Mamdani’s Economic Warfare
New York Mayor Mamdani continues to wage a war against American independence.
The latest salvo? Bodegas. New York City has 13,000 or more of these mom-and-pop grocery stores. Unlike chain grocery stores with large parking lots in the suburbs, bodegas are small-scale, neighborhood retailers.
Mamdani’s plan to introduce massive government-run box stores could cripple businesses and raise prices by killing off bodegas. According to the Wall Street Journal, one of those grocery mega-marts would open where five bodegas already operate within a two-block radius—and taxpayers would be funding this economic devastation.
Another attack on American independence is Mamdani’s on-and-off threats this spring to raise property taxes by as much as 9.5%. As The New York Times and others have reported, this may have been a shakedown racket to get the state government in Albany to subsidize New York City’s massive debt. Mamdani could claim credit for balancing the budget by getting taxpayers outside New York City to fund his socialist dreams for the city.

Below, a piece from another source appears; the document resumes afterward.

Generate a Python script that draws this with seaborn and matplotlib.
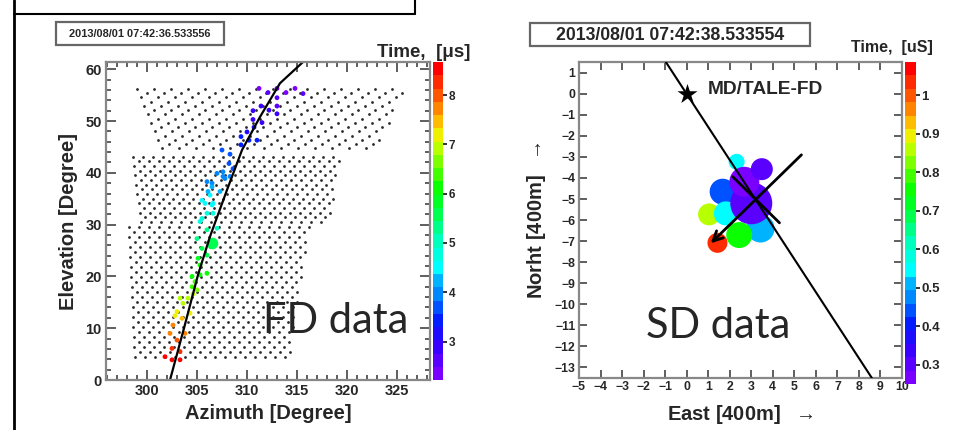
import numpy as np
import pandas as pd
import matplotlib
matplotlib.use("Agg")
import matplotlib.pyplot as plt
import seaborn as sns
from matplotlib.colors import LinearSegmentedColormap, ListedColormap, Normalize
from matplotlib.cm import ScalarMappable
from matplotlib.patches import Rectangle
from matplotlib.lines import Line2D
from matplotlib.ticker import MultipleLocator

# ------------------------------------------------------------------ data
fd_stamp = "2013/08/01 07:42:36.533556"
sd_stamp = "2013/08/01 07:42:38.533554"

# FD cameras (three mirror fields of view): elevation of top / bottom pixel rows
# and azimuth of the left / right edge at those rows
cam_el_top = [56.2, 43.1, 29.6]
cam_el_bottom = [44.2, 30.2, 3.7]
cam_az_left_top = [299.0, 298.6, 298.2]
cam_az_left_bottom = [301.6, 299.4, 298.8]
cam_az_right_top = [325.8, 319.5, 316.2]
cam_az_right_bottom = [323.0, 318.1, 314.3]
cam_row_step = [0.82, 0.9, 0.97]
cam_col_step = [1.7, 1.0, 1.0]

# triggered FD pixels: azimuth, elevation, time [us]
hit_az = [311.2, 312.1, 313.0, 313.9, 314.8, 315.6, 313.0, 310.6, 311.4, 312.2,
          313.0, 313.0, 310.6, 311.5, 310.0, 310.7, 309.4, 310.2, 307.5, 308.3,
          308.2, 307.6, 307.6, 307.0, 307.8, 306.5, 306.5, 306.3, 305.8, 306.5,
          306.0, 305.5, 305.3, 306.0, 307.0, 305.0, 305.5, 306.0, 305.1, 305.3,
          304.5, 305.3, 306.0, 304.5, 305.0, 303.3, 304.1, 303.6, 303.0, 303.5,
          302.6, 302.3, 303.8, 303.0, 302.5, 303.3, 301.8, 302.5, 303.3, 306.0,
          309.4, 311.0, 308.6, 308.3, 307.3, 306.6, 306.6, 305.5, 306.1, 304.6,
          302.8, 304.3, 304.8]
hit_el = [56.3, 55.5, 56.3, 55.5, 56.3, 55.3, 54.5, 52.0, 52.9, 52.1,
          52.9, 51.4, 50.3, 49.7, 47.9, 48.8, 45.4, 46.3, 44.4, 43.6,
          41.8, 40.2, 39.3, 39.9, 38.9, 38.0, 37.3, 35.7, 34.1, 33.8,
          32.2, 31.2, 30.6, 29.0, 29.3, 27.3, 25.4, 24.1, 23.5, 22.2,
          20.0, 20.3, 20.6, 18.0, 17.4, 15.8, 15.8, 14.8, 13.2, 11.9,
          10.6, 9.0, 9.0, 7.7, 6.1, 5.5, 4.5, 3.9, 3.9, 38.3,
          47.0, 46.3, 40.8, 39.3, 36.4, 34.1, 32.2, 34.7, 36.4, 16.6,
          12.4, 12.9, 19.0]
hit_t = [2.4, 2.5, 2.4, 2.4, 2.3, 2.5, 2.6, 2.9, 2.8, 2.8,
         2.7, 2.9, 3.0, 3.0, 3.2, 3.1, 3.4, 3.3, 3.6, 3.6,
         3.8, 3.9, 4.0, 4.0, 4.0, 4.1, 4.2, 4.4, 4.5, 4.5,
         4.7, 4.8, 4.9, 5.2, 5.1, 5.4, 5.6, 5.7, 5.8, 6.0,
         6.2, 6.2, 6.1, 6.5, 6.6, 6.9, 6.9, 7.0, 7.2, 7.4,
         7.6, 7.8, 7.7, 8.0, 8.3, 8.4, 8.5, 8.6, 8.6, 4.1,
         3.3, 3.3, 3.8, 4.0, 4.3, 4.5, 4.7, 4.4, 4.3, 6.8,
         7.3, 7.2, 6.4]
# brightest FD pixel
peak_az, peak_el, peak_t = [306.5], [26.4], [5.5]

# shower-detector plane track on the FD camera
track_az = [302.3, 303.7, 305.1, 306.3, 308.0, 309.5, 311.3, 313.3, 315.6]
track_el = [0.0, 10.0, 20.3, 27.7, 36.7, 44.4, 50.8, 57.3, 61.4]

# SD counters: east, north [400 m], time [us], signal
sd_east = [2.32, 1.04, 1.67, 1.82, 3.43, 2.44, 3.00, 2.68, 3.49, 1.43]
sd_north = [-3.23, -5.73, -4.65, -5.68, -6.40, -6.71, -5.20, -4.18, -3.58, -7.08]
sd_time = [0.55, 0.86, 0.45, 0.56, 0.50, 0.77, 0.31, 0.27, 0.30, 1.05]
sd_signal = [64, 121, 169, 144, 196, 169, 441, 225, 121, 100]

# FD site, shower-detector plane line, core and shower axis projection
fd_site = ([0.0], [0.0])
sdp_east = [-0.96, 8.6]
sdp_north = [1.5, -13.5]
perp_east = [2.14, 4.31]
perp_north = [-3.94, -6.13]
axis_from = (5.33, -2.9)
axis_to = (1.12, -7.1)

fd_ticks = [3, 4, 5, 6, 7, 8]
sd_ticks = [0.3, 0.4, 0.5, 0.6, 0.7, 0.8, 0.9, 1.0]

# ------------------------------------------------------------------ style
sns.set_style("ticks")
plt.rcParams["font.family"] = ["Liberation Sans", "DejaVu Sans"]
plt.rcParams["font.weight"] = "bold"
plt.rcParams["axes.labelweight"] = "bold"
plt.rcParams["mathtext.default"] = "regular"

anchors = [(0.0, "#7a00ff"), (0.10, "#3000ff"), (0.18, "#0020ff"), (0.25, "#0080ff"),
           (0.30, "#00b0ff"), (0.35, "#00ffff"), (0.45, "#00ffb0"), (0.52, "#00ff50"),
           (0.60, "#00ff00"), (0.70, "#80ff00"), (0.77, "#e0ff00"), (0.80, "#ffe000"),
           (0.86, "#ff9000"), (0.92, "#ff5000"), (1.0, "#ff0000")]
base = LinearSegmentedColormap.from_list("rootpal", anchors)
cmap = ListedColormap(base(np.linspace(0, 1, 24)))
fd_norm = Normalize(2.22, 8.67)
sd_norm = Normalize(0.25, 1.087)

W, H = 965, 430
fig = plt.figure(figsize=(W / 100, H / 100), dpi=100)


def rect(x0, y0, x1, y1):
    return [x0 / W, 1 - y1 / H, (x1 - x0) / W, (y1 - y0) / H]


def fpt(px, py):
    return px / W, 1 - py / H


ax1 = fig.add_axes(rect(106, 62, 430, 380))
cax1 = fig.add_axes(rect(433, 62, 443, 380))
ax2 = fig.add_axes(rect(579, 62, 902, 378))
cax2 = fig.add_axes(rect(905, 62, 916, 384))

# ------------------------------------------------------------------ FD panel
pix_az, pix_el = [], []
for k in range(len(cam_el_top)):
    rows = np.arange(cam_el_top[k], cam_el_bottom[k] - 1e-6, -cam_row_step[k])
    span = cam_el_top[k] - cam_el_bottom[k]
    for i, e in enumerate(rows):
        f = (cam_el_top[k] - e) / span
        left = cam_az_left_top[k] + f * (cam_az_left_bottom[k] - cam_az_left_top[k])
        right = cam_az_right_top[k] + f * (cam_az_right_bottom[k] - cam_az_right_top[k])
        start = left + 0.5 * cam_col_step[k] * (i % 2)
        for a in np.arange(start, right + 1e-6, cam_col_step[k]):
            pix_az.append(a)
            pix_el.append(e)

sns.scatterplot(x=pix_az, y=pix_el, color="#2a2a2a", s=4, linewidth=0,
                legend=False, ax=ax1)
hits = pd.DataFrame({"az": hit_az, "el": hit_el, "t": hit_t})
sns.scatterplot(data=hits, x="az", y="el", hue="t", palette=cmap, hue_norm=fd_norm,
                s=12, linewidth=0, legend=False, ax=ax1)
peak = pd.DataFrame({"az": peak_az, "el": peak_el, "t": peak_t})
sns.scatterplot(data=peak, x="az", y="el", hue="t", palette=cmap, hue_norm=fd_norm,
                s=70, linewidth=0, legend=False, ax=ax1)
sns.lineplot(x=track_az, y=track_el, sort=False, estimator=None, color="black",
             lw=1.6, ax=ax1)
ax1.set_xlim(295.9, 328.3)
ax1.set_ylim(0, 61.4)

# ------------------------------------------------------------------ SD panel
sd = pd.DataFrame({"east": sd_east, "north": sd_north, "t": sd_time, "sig": sd_signal})
sns.scatterplot(data=sd, x="east", y="north", hue="t", palette=cmap, hue_norm=sd_norm,
                size="sig", sizes=(64 * 2.07, 441 * 2.07), size_norm=(64, 441),
                linewidth=0, legend=False, ax=ax2, zorder=2)
sns.lineplot(x=sdp_east, y=sdp_north, sort=False, estimator=None, color="black",
             lw=1.5, ax=ax2, zorder=3)
sns.lineplot(x=perp_east, y=perp_north, sort=False, estimator=None, color="black",
             lw=2.0, ax=ax2, zorder=3)
ax2.annotate("", xy=axis_to, xytext=axis_from, zorder=4,
             arrowprops=dict(arrowstyle="->,head_length=0.7,head_width=0.35",
                             lw=2.0, color="black", shrinkA=0, shrinkB=0))
sns.scatterplot(x=fd_site[0], y=fd_site[1], marker="*", s=230, color="black",
                linewidth=0, legend=False, ax=ax2, zorder=5)
ax2.text(1.0, 0.18, "MD/TALE-FD", fontsize=13.8, fontweight="bold", va="center", ha="left")
ax2.set_xlim(-5, 10)
ax2.set_ylim(-13.5, 1.51)


# ------------------------------------------------------------------ axes style
def root_axes(ax, xmaj, xmin, ymaj, ymin, lab, majlen, minlen, pad):
    ax.xaxis.set_major_locator(MultipleLocator(xmaj))
    ax.yaxis.set_major_locator(MultipleLocator(ymaj))
    if xmin:
        ax.xaxis.set_minor_locator(MultipleLocator(xmin))
    if ymin:
        ax.yaxis.set_minor_locator(MultipleLocator(ymin))
    ax.tick_params(which="both", direction="in", top=True, right=True,
                   color="#333333", width=1.1, labelsize=lab, pad=pad)
    ax.tick_params(which="major", length=majlen)
    ax.tick_params(which="minor", length=minlen)
    for sp in ax.spines.values():
        sp.set_color("#888888")
        sp.set_linewidth(1.6)
    for t in ax.get_xticklabels() + ax.get_yticklabels():
        t.set_fontweight("bold")


root_axes(ax1, 5, 1, 10, 2, 10.5, 7, 3.5, 3)
root_axes(ax2, 1, None, 1, None, 8.8, 6, 3, 2.5)

ax1.set_xlabel("Azimuth [Degree]", fontsize=14.5, fontweight="bold")
ax1.set_ylabel("Elevation [Degree]", fontsize=14.5, fontweight="bold")
ax1.xaxis.set_label_coords(0.5, -0.075)
ax1.yaxis.set_label_coords(-0.086, 0.5)
ax2.set_xlabel("East [400m]  $\\rightarrow$", fontsize=14.5, fontweight="bold")
ax2.set_ylabel("Norht [400m]  $\\rightarrow$", fontsize=14.5, fontweight="bold")
ax2.xaxis.set_label_coords(0.5, -0.078)
ax2.yaxis.set_label_coords(-0.096, 0.5)

# ------------------------------------------------------------------ colour bars
for cax, norm, ticks, lab in [(cax1, fd_norm, fd_ticks, 8.5),
                              (cax2, sd_norm, sd_ticks, 9.5)]:
    cb = fig.colorbar(ScalarMappable(norm=norm, cmap=cmap), cax=cax)
    cb.set_ticks(ticks)
    cb.set_ticklabels(["{:g}".format(t) for t in ticks])
    cb.outline.set_visible(False)
    cax.tick_params(direction="inout", length=6, width=1.3, color="#222222",
                    labelsize=lab, pad=1)
    for t in cax.get_yticklabels():
        t.set_fontweight("bold")

fig.text(*fpt(470, 57), "Time,  [\u03bcs]", fontsize=13.5, fontweight="bold",
         ha="right", va="baseline")
fig.text(*fpt(933, 52), "Time,  [uS]", fontsize=11.5, fontweight="bold",
         ha="right", va="baseline")

# ------------------------------------------------------------------ date stamps
for (x0, y0, x1, y1), txt, fs in [((56, 22, 224, 45), fd_stamp, 7.9),
                                  ((530, 23, 810, 46), sd_stamp, 12.7)]:
    fig.add_artist(Rectangle(fpt(x0, y1), (x1 - x0) / W, (y1 - y0) / H,
                             transform=fig.transFigure, facecolor="white",
                             edgecolor="#666666", lw=1.6))
    fig.text(*fpt((x0 + x1) / 2, (y0 + y1) / 2 + 0.5), txt, fontsize=fs,
             fontweight="bold", ha="center", va="center")

# ------------------------------------------------------------------ slide overlays
fig.text(*fpt(263, 333), "FD data", fontsize=30, fontweight="normal",
         family=["Lato", "DejaVu Sans"], ha="left", va="baseline")
fig.text(*fpt(646, 338), "SD data", fontsize=30, fontweight="normal",
         family=["Lato", "DejaVu Sans"], ha="left", va="baseline")
fig.add_artist(Line2D([14 / W, 14 / W], [0, 1], color="black", lw=2,
                      transform=fig.transFigure))
fig.add_artist(Line2D([14 / W, 415 / W], [1 - 14 / H, 1 - 14 / H], color="black",
                      lw=1.5, transform=fig.transFigure))
fig.add_artist(Line2D([415 / W, 415 / W], [1, 1 - 14 / H], color="black", lw=1.5,
                      transform=fig.transFigure))

fig.savefig("out.png", dpi=100)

At the heart of Mamdani’s war against American independence is an assault on private property.
New York City Councilwoman Vickie Palladino provides a thoughtful analysis of this phenomenon for Tablet Magazine. She writes that the first step is to “weaponize” the city’s Department of Buildings and “begin writing as many violations against landlords as possible in order to bolster the city’s efforts to justify a seizure” of the property.
Then, “The seized properties will be transferred to ideological and financial allies.” This is called the “7A Process,” which “allows a housing judge to potentially appoint a nonprofit to take over the management of a troubled building.”
A nonprofit? Imagine a situation where the mayor of your city hires professional activists as part-time canvassers to go through neighborhoods and look for ways to seize private property under the guise of landlord neglect. This is a tactic of Mamdani’s “Block by Block” and “Bad Landlord” campaigns. Then, using legal mechanisms to seize the property due to health and safety violations, the mayor hands it off to a so-called “nonprofit” to manage. Palladino writes, “These would undoubtedly be Mamdani’s ideological allies on the far Left.”
This would be a huge transfer of resources away from owners and into the hands of activists. Indeed, Palladino argues that the equity from the seized property could then be leveraged to fund war chests for other anti-private property, anti-business, and political campaigns. The amount of money they could call on from New York City’s seized property assets would be staggering.
American independence is rooted, in part, in limited government and equal opportunities for citizens to own property, make their own financial decisions, innovate, and take risks without the overwhelming power of the administrative state.
The opposite is happening in New York City, and we’ve seen it happen in Seattle, Minneapolis, and elsewhere.
This is ideological warfare, and it pits radical elites against the little guy. No one represents the American dream better than the mom-and-pop bodega rooted in a local neighborhood. Bodega owners know what it means to provide excellent customer service, pay employees, manage changing prices and conditions, and face all the challenges and thrills of independent, honest business.
This is what is at stake as the Mamdani regime continues to wage a war against American freedom and free enterprise. And the fact that the mayor is targeting small businesses with extinction just adds to the insult and injury. This is about much more than bodegas and local businesses. This is really about economic warfare in the name of Democratic Socialism.